Whether, without a showing of prejudice by the moving party, statements made to discoverable, if they were taken in anticipation of litigation and contained among them the personal recollections and thoughts of opposing counsel.
No. The Supreme Court affirmed the judgment of the Circuit Court of Appeals overturning the order for discovery. Discovery has ultimate and necessary boundaries. Limitations come into existence when the inquiry encroaches upon the recognized domains of privilege. The protective cloak of this privilege does not extend to information that an attorney secures from a witness while acting for his client in anticipation of litigation. However, an attempt, without necessity or justification, to secure written statements, private memoranda and personal recollections prepared or formed by an adverse party’s counsel, falls outside the arena of discovery. The policy underlying the work product immunity is the necessity for the lawyer to investigate all facets of the case and develop his theories without fear of having to disclose his strategies or information that is unfavorable to his client. A lawyer is protected against disclosure in discovery of information generated by the litigation process itself but not against disclosure of underlying historical facts. Concurrence. Justice Robert H. Jackson concurred. Justice Jackson’s concurrence focused on the demoralizing effect on law practice if lawyers were required to write out and deliver to their adversaries an account of what witnesses have told them.

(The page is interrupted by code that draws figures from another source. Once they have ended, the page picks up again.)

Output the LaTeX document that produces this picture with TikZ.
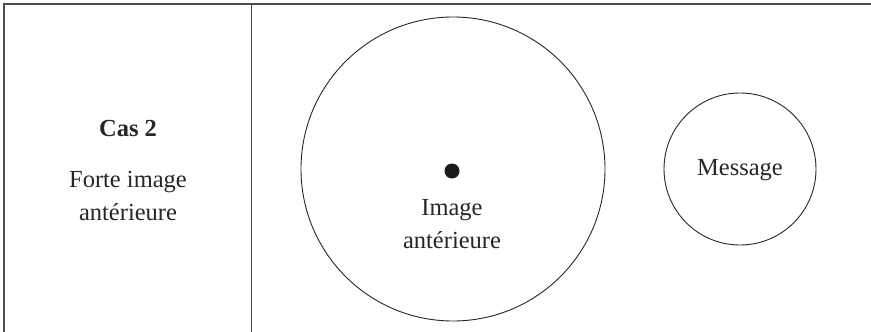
\documentclass[tikz,border=0pt]{standalone}
\usepackage{fontspec}
\setmainfont{Liberation Serif}
\begin{document}
\begin{tikzpicture}[x=1pt,y=-1pt,
  rule/.style={line width=1.5pt,draw=black!70},
  ring/.style={circle,draw=black!85,line width=0.9pt,inner sep=0pt},
  lbl/.style={anchor=base,font=\fontsize{24.5}{33}\selectfont,text=black!85}]
\useasboundingbox (0,0) rectangle (871,332);
\coordinate (tl) at (4,4);
\coordinate (tr) at (871,4);
\coordinate (bl) at (4,332);
\coordinate (dt) at (251.5,4);
\coordinate (db) at (251.5,332);
\draw[rule] (bl) -- (tl) -- (tr);
\draw[rule] (dt) -- (db);
\node[lbl,font=\fontsize{24.5}{33}\selectfont\bfseries] (cas) at (128,136) {Cas 2};
\node[lbl] (forte) at (128,187) {Forte image};
\node[lbl] (ant) at (128,220) {antérieure};
\node[ring,minimum size=304pt] (big) at (453,169) {};
\node[circle,fill=black!90,minimum size=15pt,inner sep=0pt] (dot) at (452,171) {};
\node[lbl] (img) at (452,215) {Image};
\node[lbl] (imgant) at (452,248) {antérieure};
\node[ring,minimum size=152pt] (msg) at (740,169) {};
\node[lbl] (msgt) at (740,175) {Message};
\end{tikzpicture}
\end{document}
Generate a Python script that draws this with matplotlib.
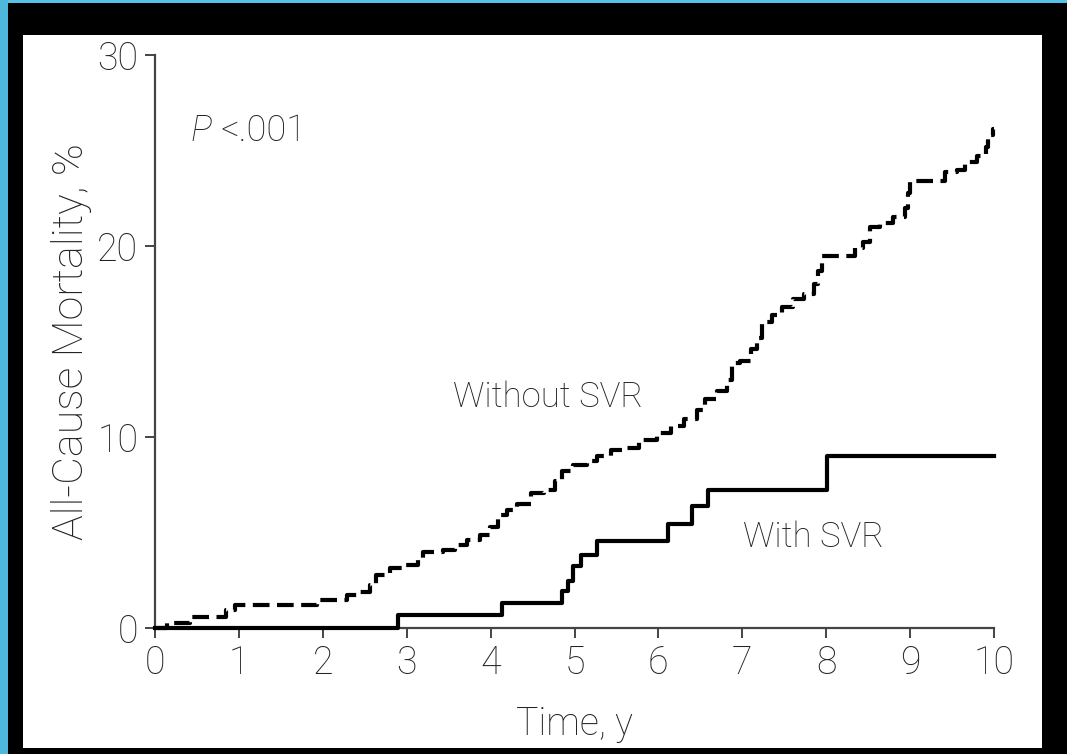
import matplotlib
matplotlib.use("Agg")
import matplotlib.pyplot as plt
from matplotlib.patches import Rectangle

# ---- data ----
t_without = [0, 0.14, 0.42, 0.85, 0.95, 1.93, 2.29, 2.44, 2.56, 2.64, 2.8, 2.96, 3.13, 3.19,
             3.43, 3.58, 3.72, 3.87, 3.99, 4.09, 4.19, 4.31, 4.48, 4.64, 4.77, 4.85, 4.98,
             5.15, 5.27, 5.44, 5.61, 5.77, 5.98, 6.15, 6.3, 6.46, 6.55, 6.7, 6.82, 6.88,
             6.97, 7.1, 7.17, 7.23, 7.35, 7.47, 7.6, 7.73, 7.85, 7.9, 7.95, 8.34, 8.44,
             8.52, 8.64, 8.8, 8.94, 8.98, 9.0, 9.42, 9.56, 9.65, 9.8, 9.9, 9.93, 9.99, 10.0]
y_without = [0, 0.26, 0.58, 0.94, 1.2, 1.47, 1.72, 1.9, 2.25, 2.8, 3.13, 3.3, 3.56, 4.0,
             4.08, 4.35, 4.6, 4.87, 5.3, 5.9, 6.2, 6.5, 7.07, 7.24, 7.68, 8.2, 8.55,
             8.73, 8.99, 9.34, 9.42, 9.86, 10.2, 10.6, 10.95, 11.4, 12.0, 12.4, 13.0, 13.9,
             14.0, 14.6, 15.2, 16.0, 16.4, 16.8, 17.2, 17.5, 18.0, 18.7, 19.5, 19.9, 20.2,
             21.0, 21.2, 21.5, 22.0, 22.8, 23.4, 23.9, 24.0, 24.4, 24.7, 25.2, 25.8, 26.1, 26.1]

t_with = [0, 2.9, 4.13, 4.85, 4.92, 4.98, 5.08, 5.27, 6.11, 6.40, 6.59, 8.01, 10.0]
y_with = [0, 0.68, 1.3, 1.92, 2.44, 3.23, 3.84, 4.54, 5.44, 6.37, 7.24, 9.0, 9.0]

x_ticks = [0, 1, 2, 3, 4, 5, 6, 7, 8, 9, 10]
y_ticks = [0, 10, 20, 30]

W, H = 1067, 754
fig = plt.figure(figsize=(W / 100, H / 100), dpi=100, facecolor="black")

# light-blue frame at top and left
fig.patches.append(Rectangle((0, 1 - 3 / H), 1, 3 / H, transform=fig.transFigure,
                             facecolor="#56c3e6", edgecolor="none", zorder=-10))
fig.patches.append(Rectangle((0, 0), 8 / W, 1, transform=fig.transFigure,
                             facecolor="#4fb6dc", edgecolor="none", zorder=-10))
# white panel
fig.patches.append(Rectangle((23 / W, 6 / H), 1019 / W, 713 / H, transform=fig.transFigure,
                             facecolor="white", edgecolor="none", zorder=-10))

plt.rcParams['font.family'] = ['Roboto', 'DejaVu Sans']
txt_color = "#222222"
fs = 26

ax = fig.add_axes([155 / W, (H - 628) / H, 839 / W, 573 / H])
ax.set_zorder(5)
ax.set_facecolor("none")

ax.plot(t_without, y_without, drawstyle="steps-post", color="black", lw=3.0,
        linestyle=(0, (4.0, 1.8)), clip_on=False, zorder=3)
ax.plot(t_with, y_with, drawstyle="steps-post", color="black", lw=3.0,
        clip_on=False, zorder=3)

ax.set_xlim(0, 10)
ax.set_ylim(0, 30)
ax.set_xticks(x_ticks)
ax.set_yticks(y_ticks)
ax.set_xticklabels([str(v) for v in x_ticks], fontsize=27, color=txt_color, fontweight="light")
ax.set_yticklabels([str(v) for v in y_ticks], fontsize=27, color=txt_color, fontweight="light")

for s in ["top", "right"]:
    ax.spines[s].set_visible(False)
for s in ["left", "bottom"]:
    ax.spines[s].set_color("#444444")
    ax.spines[s].set_linewidth(1.6)
ax.tick_params(direction="out", length=7, width=1.4, color="#444444", pad=5)

ax.set_xlabel("Time, y", fontsize=27, color=txt_color, fontweight="light", labelpad=17)
ax.set_ylabel("All-Cause Mortality, %", fontsize=31, color=txt_color, fontweight="light",
              labelpad=4)

ax.text(0.42, 26.0, "P", fontsize=fs, color=txt_color, fontstyle="italic",
        fontweight="light", va="center", ha="left")
ax.text(0.78, 26.0, "<.001", fontsize=fs, color=txt_color, fontweight="light",
        va="center", ha="left")
ax.text(4.69, 12.1, "Without SVR", fontsize=25, color=txt_color, fontweight="light",
        va="center", ha="center")
ax.text(7.85, 4.76, "With SVR", fontsize=25, color=txt_color, fontweight="light",
        va="center", ha="center")

fig.savefig("out.png", dpi=100, facecolor=fig.get_facecolor())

Ultimately, the Supreme Court held that the crew’s conversations with Fortenbaugh did not come under the attorney-client privilege. Materials prepared for litigation are protected from discovery by a qualified immunity. This case holds that to compel documents that may be privileged by containing attorney work product, the moving party must show that it has no other method of obtaining the information, and that denial of his motion to compel will really harm his case. Moreover, the court, before it was codified in the Federal Rules, recognized the strong policy interest in allowing lawyers to work with a degree of privacy, finding that if such materials were open to opposing counsel, much of what is now written down would remain unwritten. Thus, because Plaintiff’s attorney could have interviewed the survivors on his own, their identity being well known, the court saw that there was no significant harm in not allowing Plaintiff’s access to the statements.